Подходя на сейнере к ночному Сухуми, я решил, что непременно поставлю на телевидении роман Джека Лондона «Мартин Иден».
Однако в Грузии это сделать не удалось — главным препятствием было несовершенство телетехники. Но я не отказывался от своего намерения. После закрытия редакции цветных программ Центрального телевидения, перейдя в отдел классики литдрамы ЦТ, каждый год вносил в свою творческую заявку это произведение. И год за годом «Мартин Иден» почему-то вычеркивался. Все же справедливость восторжествовала, упрямая настойчивость была вознаграждена — мне разрешили поставить по роману телеспектакль и даже самому написать инсценировку. Задача сложная, если вспомнить объем и многоплановость произведения. Нечего было и думать о быстром завершении этой работы в повседневной текучке. Но близился отпуск, на который не без оснований рассчитывал. И вот еду отдыхать в Софрино. Беру на вооружение метод Джека Лондона: когда ему не писалось, он все равно садился за стол и заставлял себя делать описания различных предметов, добиваясь тем самым творческого настроя. Я не всегда обращался к посторонним предметам, но поблажек себе не давал. Переводя повествование в драматургию, следовал роману, но, идя на вынужденные сокращения, вводил порой монологи и диалоги, которых в произведении не было. И еще решился не только говорить о том, как писал Иден, но и оживить на экране некоторые его новеллы. А поскольку общепризнанно, что герою романа присущи многие черты автора, обратиться для этого именно к рассказам Джека Лондона.

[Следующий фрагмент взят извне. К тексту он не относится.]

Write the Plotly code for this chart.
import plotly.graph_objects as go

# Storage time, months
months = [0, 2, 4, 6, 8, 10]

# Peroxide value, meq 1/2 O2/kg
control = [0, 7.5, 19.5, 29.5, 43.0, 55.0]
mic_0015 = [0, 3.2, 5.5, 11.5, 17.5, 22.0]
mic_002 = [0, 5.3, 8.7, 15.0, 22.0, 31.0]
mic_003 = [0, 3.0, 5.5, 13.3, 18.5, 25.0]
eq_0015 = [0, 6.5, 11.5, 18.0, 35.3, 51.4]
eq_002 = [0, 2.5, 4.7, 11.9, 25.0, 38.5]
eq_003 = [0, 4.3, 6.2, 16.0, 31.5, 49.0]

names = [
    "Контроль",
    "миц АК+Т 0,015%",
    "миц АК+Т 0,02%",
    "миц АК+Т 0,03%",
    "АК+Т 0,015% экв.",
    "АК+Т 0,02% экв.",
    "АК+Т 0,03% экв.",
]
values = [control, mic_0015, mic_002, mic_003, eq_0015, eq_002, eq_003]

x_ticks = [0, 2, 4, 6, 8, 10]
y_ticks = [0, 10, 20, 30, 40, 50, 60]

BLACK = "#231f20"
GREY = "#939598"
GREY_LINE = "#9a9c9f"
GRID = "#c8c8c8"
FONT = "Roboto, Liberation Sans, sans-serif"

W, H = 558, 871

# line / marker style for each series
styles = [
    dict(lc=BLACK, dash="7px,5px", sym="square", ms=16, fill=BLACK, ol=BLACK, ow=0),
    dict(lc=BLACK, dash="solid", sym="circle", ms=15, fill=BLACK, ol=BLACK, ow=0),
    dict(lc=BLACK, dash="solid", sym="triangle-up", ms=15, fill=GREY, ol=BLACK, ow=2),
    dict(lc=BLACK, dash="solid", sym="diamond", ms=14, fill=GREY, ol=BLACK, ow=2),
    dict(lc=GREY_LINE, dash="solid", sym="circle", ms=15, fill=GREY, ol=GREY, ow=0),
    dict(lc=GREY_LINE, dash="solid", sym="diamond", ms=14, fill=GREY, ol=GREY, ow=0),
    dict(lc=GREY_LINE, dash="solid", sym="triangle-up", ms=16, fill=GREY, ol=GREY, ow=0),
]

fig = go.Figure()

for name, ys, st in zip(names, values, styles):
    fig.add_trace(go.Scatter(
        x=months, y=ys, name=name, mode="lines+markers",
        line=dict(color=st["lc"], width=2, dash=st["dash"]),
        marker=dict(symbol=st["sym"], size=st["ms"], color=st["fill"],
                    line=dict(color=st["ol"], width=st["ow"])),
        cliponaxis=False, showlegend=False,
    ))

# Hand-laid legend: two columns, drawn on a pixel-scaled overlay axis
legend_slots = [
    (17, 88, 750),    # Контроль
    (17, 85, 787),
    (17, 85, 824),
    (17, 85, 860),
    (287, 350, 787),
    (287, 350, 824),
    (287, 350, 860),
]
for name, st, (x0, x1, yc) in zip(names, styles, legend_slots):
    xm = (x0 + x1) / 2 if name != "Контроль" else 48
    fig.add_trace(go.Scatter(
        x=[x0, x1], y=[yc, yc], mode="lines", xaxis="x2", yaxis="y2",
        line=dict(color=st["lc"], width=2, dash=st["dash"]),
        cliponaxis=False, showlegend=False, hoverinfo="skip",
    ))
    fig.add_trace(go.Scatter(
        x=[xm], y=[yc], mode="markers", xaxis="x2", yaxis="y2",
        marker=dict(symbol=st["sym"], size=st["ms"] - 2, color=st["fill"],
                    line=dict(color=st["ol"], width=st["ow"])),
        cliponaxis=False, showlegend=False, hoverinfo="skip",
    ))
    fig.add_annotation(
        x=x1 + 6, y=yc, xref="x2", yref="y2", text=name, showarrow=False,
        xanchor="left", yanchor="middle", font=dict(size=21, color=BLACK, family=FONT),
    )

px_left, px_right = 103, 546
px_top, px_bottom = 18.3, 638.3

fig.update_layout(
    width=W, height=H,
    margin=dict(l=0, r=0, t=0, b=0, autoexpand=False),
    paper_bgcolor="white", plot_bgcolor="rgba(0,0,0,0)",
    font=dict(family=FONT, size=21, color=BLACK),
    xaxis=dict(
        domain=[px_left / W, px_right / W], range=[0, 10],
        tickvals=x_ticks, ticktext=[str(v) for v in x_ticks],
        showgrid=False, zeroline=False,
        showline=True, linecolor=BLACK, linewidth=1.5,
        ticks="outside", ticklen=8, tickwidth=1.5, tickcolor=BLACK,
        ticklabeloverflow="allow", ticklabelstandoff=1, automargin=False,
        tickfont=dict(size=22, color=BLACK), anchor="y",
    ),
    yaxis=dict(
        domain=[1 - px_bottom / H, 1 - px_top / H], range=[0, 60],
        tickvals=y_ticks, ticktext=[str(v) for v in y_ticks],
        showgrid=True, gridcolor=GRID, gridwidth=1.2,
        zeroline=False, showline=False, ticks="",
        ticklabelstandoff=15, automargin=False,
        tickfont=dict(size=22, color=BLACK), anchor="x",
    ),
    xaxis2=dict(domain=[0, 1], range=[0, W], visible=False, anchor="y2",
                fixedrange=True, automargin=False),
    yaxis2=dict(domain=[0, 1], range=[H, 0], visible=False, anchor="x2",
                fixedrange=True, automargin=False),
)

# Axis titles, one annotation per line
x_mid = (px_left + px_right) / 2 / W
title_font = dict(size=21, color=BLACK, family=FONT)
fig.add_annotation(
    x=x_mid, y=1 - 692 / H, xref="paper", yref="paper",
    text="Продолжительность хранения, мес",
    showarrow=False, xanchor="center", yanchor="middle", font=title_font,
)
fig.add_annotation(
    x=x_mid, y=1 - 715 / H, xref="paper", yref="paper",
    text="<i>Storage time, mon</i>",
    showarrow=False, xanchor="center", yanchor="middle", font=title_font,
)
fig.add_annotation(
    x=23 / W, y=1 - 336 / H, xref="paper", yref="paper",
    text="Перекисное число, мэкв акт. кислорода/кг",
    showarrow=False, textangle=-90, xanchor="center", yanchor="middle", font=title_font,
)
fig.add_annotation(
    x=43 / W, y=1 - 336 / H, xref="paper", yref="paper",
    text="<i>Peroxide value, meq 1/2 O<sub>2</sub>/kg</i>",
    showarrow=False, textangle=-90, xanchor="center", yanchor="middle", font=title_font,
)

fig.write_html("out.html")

К концу отпуска инсценировка была готова. Готов был и режиссерский сценарий. Его делать оказалось нетрудно, потому что я отчетливо видел то, что инсценировал. Пожалуй, лишь финал потребовал напряженных раздумий. Как в условном мире декораций показать всю трагичность добровольного ухода человека из жизни, эту, лишенную каких бы то ни было внешних эффектов, самоутопляемость? Но решение пришло вместе с предсмертным монологом Мартина.
Инсценировка получилась большой, слишком большой по отношению к отпущенному на нее экранному времени. И тут я должен сказать самые теплые слова благодарности в адрес прекрасного редактора литдрамы Бэтти Иосифовны Шварц. Ей удалось так провести сокращения, что это не сказалось отрицательно на содержании спектакля в целом. Шварц работала почти месяц. В течение которого я выдерживал штурм по поводу вставных новелл Джека Лондона. Меня убеждали, что это против всяких правил и потому невозможно, но убедить так и не смогли. Новеллы остались. Пора было приступать непосредственно к постановке спектакля. И сразу же вставало множество вопросов. Первый, как решать оформление? Съемки на натуре, уместные в фильме, неприемлемы для спектакля, рисованные декорации разнообразных мест действия — не по карману телевидению. Средства, отпускаемые на спектакль, незначительны. Надо было найти выход. Простой и интересный вариант предложила художница Ольга Левина: события должны развертываться на фоне больших фотографий. В этом была условность, созвучная условности перевода эпического повествования в сценическое действо, когда главным становится не среда — она лишь обозначена, — а достоверность человеческих отношений. Ольга разобрала массу иллюстраций начала двадцатого века и нашла то, что было необходимо спектаклю. Созданные художницей фотофоны были весьма любопытны и ни у кого не вызывали чувства дискомфорта. Оформление диктовало и цветовую игру: фотографии были черно-белыми, а действующие лица жили в цветном изображении. И только две сцены решались в черно-белых тонах — вставные новеллы. Мы взяли северные рассказы Джека Лондона — «Однодневная стоянка» и «Конец сказки». Оператор Борис Лазарев (первая наша с ним большая работа — «Театр Клары Газуль») в то время, время своего становления, находился в постоянном творческом поиске. Он-то и предложил снять новеллы в «зимних тонах». Цвет отключили, камера работала в черно-белом режиме через голубой фильтр. Все казалось заснеженно-холодным. Вместе с тем создавался какой-то особенный романтический колорит. Исполнители главных ролей спектакля были и действующими лицами вставных новелл — зритель вполне мог почувствовать себя свидетелем того, как окружающая действительность преображается в воображении писателя, как рождается художественное произведение.